STATED GOAL: Without the pictures, write out all the lines below exactly as they appear.

-------- SUPPLIED DATA

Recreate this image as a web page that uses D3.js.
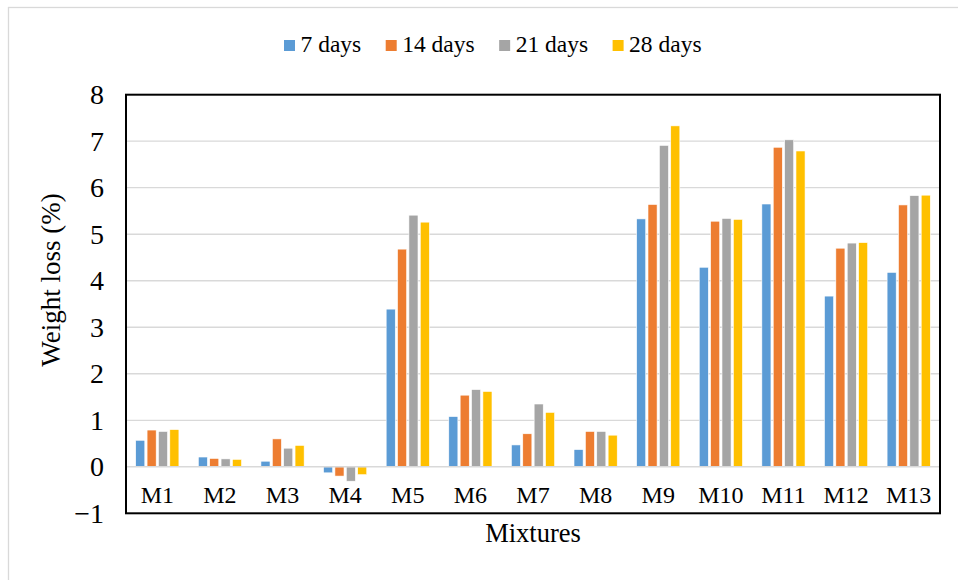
<!DOCTYPE html>
<html>
<head>
<meta charset="utf-8">
<script src="https://cdn.jsdelivr.net/npm/d3@7"></script>
<style>
  body { margin: 0; background: #fff; }
</style>
</head>
<body>
<div id="chart"></div>
<script>
// chart values
var categories = ["M1", "M2", "M3", "M4", "M5", "M6", "M7", "M8", "M9", "M10", "M11", "M12", "M13"];
var seriesNames = ["7 days", "14 days", "21 days", "28 days"];
var days7  = [0.57, 0.21, 0.12, -0.13, 3.39, 1.08, 0.47, 0.37, 5.33, 4.29, 5.65, 3.67, 4.18];
var days14 = [0.79, 0.18, 0.60, -0.20, 4.68, 1.54, 0.71, 0.76, 5.64, 5.28, 6.87, 4.70, 5.63];
var days21 = [0.76, 0.17, 0.40, -0.31, 5.41, 1.66, 1.35, 0.76, 6.91, 5.34, 7.03, 4.81, 5.83];
var days28 = [0.80, 0.16, 0.46, -0.17, 5.26, 1.62, 1.17, 0.68, 7.33, 5.32, 6.79, 4.82, 5.84];
var yTicks = [-1, 0, 1, 2, 3, 4, 5, 6, 7, 8];
var colors = ["#5b9bd5", "#ed7d31", "#a5a5a5", "#ffc000"];

var seriesValues = [days7, days14, days21, days28];
var FONT = "'Liberation Serif', serif";

// set the dimensions of the plot area
var W = 958, H = 580;
var plot = {left: 126, right: 940, top: 94.7, bottom: 513.3};

var svg = d3.select("#chart").append("svg")
    .attr("width", W)
    .attr("height", H)
    .style("font-family", FONT);

// light outer frame of the chart object
svg.append("rect")
    .attr("x", 8.5).attr("y", 7.5)
    .attr("width", W).attr("height", H)
    .attr("fill", "none")
    .attr("stroke", "#d9d9d9")
    .attr("stroke-width", 1.3);

// scales
var x0 = d3.scaleBand()
    .domain(categories)
    .range([plot.left, plot.right])
    .paddingInner(0.31)
    .paddingOuter(0.155);

var x1 = d3.scaleBand()
    .domain(seriesNames)
    .range([0, x0.bandwidth()])
    .paddingInner(0.2);

var y = d3.scaleLinear()
    .domain([-1, 8])
    .range([plot.bottom, plot.top]);

// gridlines
svg.append("g")
  .selectAll("line")
  .data(yTicks.filter(function(t) { return t > 0 && t < 8; }))
  .enter().append("line")
    .attr("x1", plot.left).attr("x2", plot.right)
    .attr("y1", function(d) { return y(d); })
    .attr("y2", function(d) { return y(d); })
    .attr("stroke", "#d9d9d9")
    .attr("stroke-width", 1.3);

// bars
var groups = svg.append("g")
  .selectAll("g")
  .data(categories)
  .enter().append("g")
    .attr("transform", function(c) { return "translate(" + x0(c) + ",0)"; });

groups.selectAll("rect")
  .data(function(c, i) {
    return seriesNames.map(function(s, j) { return {s: s, j: j, v: seriesValues[j][i]}; });
  })
  .enter().append("rect")
    .attr("x", function(d) { return x1(d.s); })
    .attr("width", x1.bandwidth())
    .attr("y", function(d) { return y(Math.max(0, d.v)); })
    .attr("height", function(d) { return Math.abs(y(d.v) - y(0)); })
    .attr("fill", function(d) { return colors[d.j]; })
    .attr("stroke", "#fff")
    .attr("stroke-width", 0.6);

// zero line (horizontal axis)
svg.append("line")
    .attr("x1", plot.left).attr("x2", plot.right)
    .attr("y1", y(0)).attr("y2", y(0))
    .attr("stroke", "#d9d9d9")
    .attr("stroke-width", 1.6);

// plot area border
svg.append("rect")
    .attr("x", plot.left).attr("y", plot.top)
    .attr("width", plot.right - plot.left)
    .attr("height", plot.bottom - plot.top)
    .attr("fill", "none")
    .attr("stroke", "#000")
    .attr("stroke-width", 2);

// y axis
var yAxis = svg.append("g")
    .attr("transform", "translate(" + plot.left + ",0)")
    .call(d3.axisLeft(y).tickValues(yTicks).tickSize(0).tickPadding(22).tickFormat(d3.format("d")));
yAxis.select(".domain").remove();
yAxis.attr("font-family", null).attr("font-size", null);
yAxis.selectAll("text")
    .attr("fill", "#000")
    .style("font-family", FONT)
    .style("font-size", "28px");

// category labels
svg.append("g")
  .selectAll("text")
  .data(categories)
  .enter().append("text")
    .attr("x", function(c) { return x0(c) + x0.bandwidth() / 2; })
    .attr("y", 503)
    .attr("text-anchor", "middle")
    .style("font-family", FONT)
    .style("font-size", "24px")
    .text(function(c) { return c; });

// axis titles
svg.append("text")
    .attr("transform", "translate(60,280) rotate(-90)")
    .attr("text-anchor", "middle")
    .style("font-family", FONT)
    .style("font-size", "27px")
    .text("Weight loss (%)");

svg.append("text")
    .attr("x", 533).attr("y", 542)
    .attr("text-anchor", "middle")
    .style("font-family", FONT)
    .style("font-size", "26.5px")
    .text("Mixtures");

// legend
var legend = svg.append("g");
var lx = 284;
seriesNames.forEach(function(s, j) {
  legend.append("rect")
      .attr("x", lx).attr("y", 40)
      .attr("width", 11).attr("height", 11)
      .attr("fill", colors[j]);
  var t = legend.append("text")
      .attr("x", lx + 16.5).attr("y", 51.7)
      .style("font-family", FONT)
      .style("font-size", "23.5px")
      .text(s);
  lx += 16.5 + t.node().getComputedTextLength() + 24.5;
});
</script>
</body>
</html>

----------------

COMPLETE ANSWER:
Recreate this image as a web page that uses D3.js.
<!DOCTYPE html>
<html>
<head>
<meta charset="utf-8">
<script src="https://cdn.jsdelivr.net/npm/d3@7"></script>
<style>
  body { margin: 0; background: #fff; }
</style>
</head>
<body>
<div id="chart"></div>
<script>
// chart values
var categories = ["M1", "M2", "M3", "M4", "M5", "M6", "M7", "M8", "M9", "M10", "M11", "M12", "M13"];
var seriesNames = ["7 days", "14 days", "21 days", "28 days"];
var days7  = [0.57, 0.21, 0.12, -0.13, 3.39, 1.08, 0.47, 0.37, 5.33, 4.29, 5.65, 3.67, 4.18];
var days14 = [0.79, 0.18, 0.60, -0.20, 4.68, 1.54, 0.71, 0.76, 5.64, 5.28, 6.87, 4.70, 5.63];
var days21 = [0.76, 0.17, 0.40, -0.31, 5.41, 1.66, 1.35, 0.76, 6.91, 5.34, 7.03, 4.81, 5.83];
var days28 = [0.80, 0.16, 0.46, -0.17, 5.26, 1.62, 1.17, 0.68, 7.33, 5.32, 6.79, 4.82, 5.84];
var yTicks = [-1, 0, 1, 2, 3, 4, 5, 6, 7, 8];
var colors = ["#5b9bd5", "#ed7d31", "#a5a5a5", "#ffc000"];

var seriesValues = [days7, days14, days21, days28];
var FONT = "'Liberation Serif', serif";

// set the dimensions of the plot area
var W = 958, H = 580;
var plot = {left: 126, right: 940, top: 94.7, bottom: 513.3};

var svg = d3.select("#chart").append("svg")
    .attr("width", W)
    .attr("height", H)
    .style("font-family", FONT);

// light outer frame of the chart object
svg.append("rect")
    .attr("x", 8.5).attr("y", 7.5)
    .attr("width", W).attr("height", H)
    .attr("fill", "none")
    .attr("stroke", "#d9d9d9")
    .attr("stroke-width", 1.3);

// scales
var x0 = d3.scaleBand()
    .domain(categories)
    .range([plot.left, plot.right])
    .paddingInner(0.31)
    .paddingOuter(0.155);

var x1 = d3.scaleBand()
    .domain(seriesNames)
    .range([0, x0.bandwidth()])
    .paddingInner(0.2);

var y = d3.scaleLinear()
    .domain([-1, 8])
    .range([plot.bottom, plot.top]);

// gridlines
svg.append("g")
  .selectAll("line")
  .data(yTicks.filter(function(t) { return t > 0 && t < 8; }))
  .enter().append("line")
    .attr("x1", plot.left).attr("x2", plot.right)
    .attr("y1", function(d) { return y(d); })
    .attr("y2", function(d) { return y(d); })
    .attr("stroke", "#d9d9d9")
    .attr("stroke-width", 1.3);

// bars
var groups = svg.append("g")
  .selectAll("g")
  .data(categories)
  .enter().append("g")
    .attr("transform", function(c) { return "translate(" + x0(c) + ",0)"; });

groups.selectAll("rect")
  .data(function(c, i) {
    return seriesNames.map(function(s, j) { return {s: s, j: j, v: seriesValues[j][i]}; });
  })
  .enter().append("rect")
    .attr("x", function(d) { return x1(d.s); })
    .attr("width", x1.bandwidth())
    .attr("y", function(d) { return y(Math.max(0, d.v)); })
    .attr("height", function(d) { return Math.abs(y(d.v) - y(0)); })
    .attr("fill", function(d) { return colors[d.j]; })
    .attr("stroke", "#fff")
    .attr("stroke-width", 0.6);

// zero line (horizontal axis)
svg.append("line")
    .attr("x1", plot.left).attr("x2", plot.right)
    .attr("y1", y(0)).attr("y2", y(0))
    .attr("stroke", "#d9d9d9")
    .attr("stroke-width", 1.6);

// plot area border
svg.append("rect")
    .attr("x", plot.left).attr("y", plot.top)
    .attr("width", plot.right - plot.left)
    .attr("height", plot.bottom - plot.top)
    .attr("fill", "none")
    .attr("stroke", "#000")
    .attr("stroke-width", 2);

// y axis
var yAxis = svg.append("g")
    .attr("transform", "translate(" + plot.left + ",0)")
    .call(d3.axisLeft(y).tickValues(yTicks).tickSize(0).tickPadding(22).tickFormat(d3.format("d")));
yAxis.select(".domain").remove();
yAxis.attr("font-family", null).attr("font-size", null);
yAxis.selectAll("text")
    .attr("fill", "#000")
    .style("font-family", FONT)
    .style("font-size", "28px");

// category labels
svg.append("g")
  .selectAll("text")
  .data(categories)
  .enter().append("text")
    .attr("x", function(c) { return x0(c) + x0.bandwidth() / 2; })
    .attr("y", 503)
    .attr("text-anchor", "middle")
    .style("font-family", FONT)
    .style("font-size", "24px")
    .text(function(c) { return c; });

// axis titles
svg.append("text")
    .attr("transform", "translate(60,280) rotate(-90)")
    .attr("text-anchor", "middle")
    .style("font-family", FONT)
    .style("font-size", "27px")
    .text("Weight loss (%)");

svg.append("text")
    .attr("x", 533).attr("y", 542)
    .attr("text-anchor", "middle")
    .style("font-family", FONT)
    .style("font-size", "26.5px")
    .text("Mixtures");

// legend
var legend = svg.append("g");
var lx = 284;
seriesNames.forEach(function(s, j) {
  legend.append("rect")
      .attr("x", lx).attr("y", 40)
      .attr("width", 11).attr("height", 11)
      .attr("fill", colors[j]);
  var t = legend.append("text")
      .attr("x", lx + 16.5).attr("y", 51.7)
      .style("font-family", FONT)
      .style("font-size", "23.5px")
      .text(s);
  lx += 16.5 + t.node().getComputedTextLength() + 24.5;
});
</script>
</body>
</html>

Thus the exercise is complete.